**PROBLEM STATEMENT**
Output the full listing below exactly as it reads, and skip anything that is a picture.
---- DATA SHOWN
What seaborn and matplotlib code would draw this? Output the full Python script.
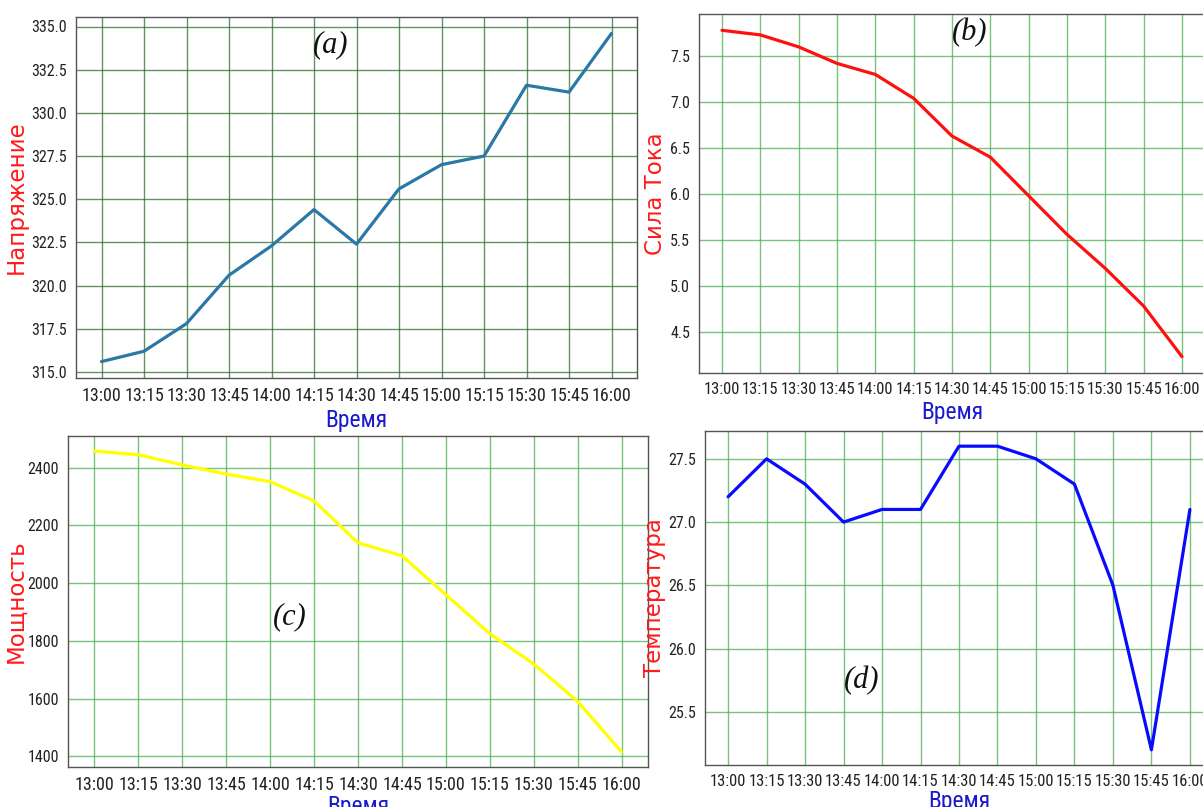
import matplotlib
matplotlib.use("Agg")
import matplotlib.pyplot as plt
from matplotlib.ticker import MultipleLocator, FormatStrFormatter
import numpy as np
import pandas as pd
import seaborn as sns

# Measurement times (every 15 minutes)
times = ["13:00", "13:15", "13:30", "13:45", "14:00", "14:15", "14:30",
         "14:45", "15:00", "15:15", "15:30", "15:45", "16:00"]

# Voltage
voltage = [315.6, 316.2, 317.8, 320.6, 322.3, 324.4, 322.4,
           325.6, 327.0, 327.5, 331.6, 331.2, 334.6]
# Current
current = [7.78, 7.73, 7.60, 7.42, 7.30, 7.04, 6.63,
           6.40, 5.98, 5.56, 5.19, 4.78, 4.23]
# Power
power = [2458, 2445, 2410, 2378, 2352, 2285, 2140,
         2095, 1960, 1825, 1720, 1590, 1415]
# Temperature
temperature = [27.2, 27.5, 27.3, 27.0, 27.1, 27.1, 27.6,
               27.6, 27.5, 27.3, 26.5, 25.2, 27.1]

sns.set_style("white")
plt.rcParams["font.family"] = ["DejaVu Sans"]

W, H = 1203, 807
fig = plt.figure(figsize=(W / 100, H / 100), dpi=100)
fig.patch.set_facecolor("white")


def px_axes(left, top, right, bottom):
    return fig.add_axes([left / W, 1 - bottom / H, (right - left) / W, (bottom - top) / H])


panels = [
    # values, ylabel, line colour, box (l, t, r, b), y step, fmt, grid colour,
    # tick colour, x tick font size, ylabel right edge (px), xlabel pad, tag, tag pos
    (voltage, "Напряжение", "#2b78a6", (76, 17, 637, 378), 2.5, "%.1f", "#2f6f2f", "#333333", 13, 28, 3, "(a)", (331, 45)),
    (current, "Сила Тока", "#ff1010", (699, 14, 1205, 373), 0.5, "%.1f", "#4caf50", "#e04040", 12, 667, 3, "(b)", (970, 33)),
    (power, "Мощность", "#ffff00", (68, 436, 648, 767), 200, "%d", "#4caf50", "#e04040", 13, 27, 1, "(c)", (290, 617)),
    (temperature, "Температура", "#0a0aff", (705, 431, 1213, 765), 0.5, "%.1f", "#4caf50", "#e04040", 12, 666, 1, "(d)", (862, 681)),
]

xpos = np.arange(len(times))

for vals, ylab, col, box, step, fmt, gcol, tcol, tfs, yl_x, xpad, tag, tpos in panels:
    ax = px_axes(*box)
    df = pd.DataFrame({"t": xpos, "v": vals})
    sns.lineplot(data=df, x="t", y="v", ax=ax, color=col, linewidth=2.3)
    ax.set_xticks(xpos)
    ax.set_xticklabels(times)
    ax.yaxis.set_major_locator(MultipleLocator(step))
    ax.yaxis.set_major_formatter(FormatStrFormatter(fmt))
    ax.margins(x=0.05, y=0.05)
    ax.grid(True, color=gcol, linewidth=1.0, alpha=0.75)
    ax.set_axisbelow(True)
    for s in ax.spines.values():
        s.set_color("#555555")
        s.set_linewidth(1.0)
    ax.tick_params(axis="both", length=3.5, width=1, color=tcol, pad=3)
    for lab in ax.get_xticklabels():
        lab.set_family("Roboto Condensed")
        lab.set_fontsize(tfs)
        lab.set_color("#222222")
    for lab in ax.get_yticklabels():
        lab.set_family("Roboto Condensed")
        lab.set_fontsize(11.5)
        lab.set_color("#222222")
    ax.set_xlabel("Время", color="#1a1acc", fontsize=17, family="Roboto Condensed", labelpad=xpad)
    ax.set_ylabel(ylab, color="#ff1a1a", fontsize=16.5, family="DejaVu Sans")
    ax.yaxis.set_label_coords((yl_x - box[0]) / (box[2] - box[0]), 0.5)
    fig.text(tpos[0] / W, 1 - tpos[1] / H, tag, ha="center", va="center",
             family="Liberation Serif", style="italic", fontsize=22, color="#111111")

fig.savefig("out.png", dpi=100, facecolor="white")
--------
**FINAL ANSWER**
What seaborn and matplotlib code would draw this? Output the full Python script.
import matplotlib
matplotlib.use("Agg")
import matplotlib.pyplot as plt
from matplotlib.ticker import MultipleLocator, FormatStrFormatter
import numpy as np
import pandas as pd
import seaborn as sns

# Measurement times (every 15 minutes)
times = ["13:00", "13:15", "13:30", "13:45", "14:00", "14:15", "14:30",
         "14:45", "15:00", "15:15", "15:30", "15:45", "16:00"]

# Voltage
voltage = [315.6, 316.2, 317.8, 320.6, 322.3, 324.4, 322.4,
           325.6, 327.0, 327.5, 331.6, 331.2, 334.6]
# Current
current = [7.78, 7.73, 7.60, 7.42, 7.30, 7.04, 6.63,
           6.40, 5.98, 5.56, 5.19, 4.78, 4.23]
# Power
power = [2458, 2445, 2410, 2378, 2352, 2285, 2140,
         2095, 1960, 1825, 1720, 1590, 1415]
# Temperature
temperature = [27.2, 27.5, 27.3, 27.0, 27.1, 27.1, 27.6,
               27.6, 27.5, 27.3, 26.5, 25.2, 27.1]

sns.set_style("white")
plt.rcParams["font.family"] = ["DejaVu Sans"]

W, H = 1203, 807
fig = plt.figure(figsize=(W / 100, H / 100), dpi=100)
fig.patch.set_facecolor("white")


def px_axes(left, top, right, bottom):
    return fig.add_axes([left / W, 1 - bottom / H, (right - left) / W, (bottom - top) / H])


panels = [
    # values, ylabel, line colour, box (l, t, r, b), y step, fmt, grid colour,
    # tick colour, x tick font size, ylabel right edge (px), xlabel pad, tag, tag pos
    (voltage, "Напряжение", "#2b78a6", (76, 17, 637, 378), 2.5, "%.1f", "#2f6f2f", "#333333", 13, 28, 3, "(a)", (331, 45)),
    (current, "Сила Тока", "#ff1010", (699, 14, 1205, 373), 0.5, "%.1f", "#4caf50", "#e04040", 12, 667, 3, "(b)", (970, 33)),
    (power, "Мощность", "#ffff00", (68, 436, 648, 767), 200, "%d", "#4caf50", "#e04040", 13, 27, 1, "(c)", (290, 617)),
    (temperature, "Температура", "#0a0aff", (705, 431, 1213, 765), 0.5, "%.1f", "#4caf50", "#e04040", 12, 666, 1, "(d)", (862, 681)),
]

xpos = np.arange(len(times))

for vals, ylab, col, box, step, fmt, gcol, tcol, tfs, yl_x, xpad, tag, tpos in panels:
    ax = px_axes(*box)
    df = pd.DataFrame({"t": xpos, "v": vals})
    sns.lineplot(data=df, x="t", y="v", ax=ax, color=col, linewidth=2.3)
    ax.set_xticks(xpos)
    ax.set_xticklabels(times)
    ax.yaxis.set_major_locator(MultipleLocator(step))
    ax.yaxis.set_major_formatter(FormatStrFormatter(fmt))
    ax.margins(x=0.05, y=0.05)
    ax.grid(True, color=gcol, linewidth=1.0, alpha=0.75)
    ax.set_axisbelow(True)
    for s in ax.spines.values():
        s.set_color("#555555")
        s.set_linewidth(1.0)
    ax.tick_params(axis="both", length=3.5, width=1, color=tcol, pad=3)
    for lab in ax.get_xticklabels():
        lab.set_family("Roboto Condensed")
        lab.set_fontsize(tfs)
        lab.set_color("#222222")
    for lab in ax.get_yticklabels():
        lab.set_family("Roboto Condensed")
        lab.set_fontsize(11.5)
        lab.set_color("#222222")
    ax.set_xlabel("Время", color="#1a1acc", fontsize=17, family="Roboto Condensed", labelpad=xpad)
    ax.set_ylabel(ylab, color="#ff1a1a", fontsize=16.5, family="DejaVu Sans")
    ax.yaxis.set_label_coords((yl_x - box[0]) / (box[2] - box[0]), 0.5)
    fig.text(tpos[0] / W, 1 - tpos[1] / H, tag, ha="center", va="center",
             family="Liberation Serif", style="italic", fontsize=22, color="#111111")

fig.savefig("out.png", dpi=100, facecolor="white")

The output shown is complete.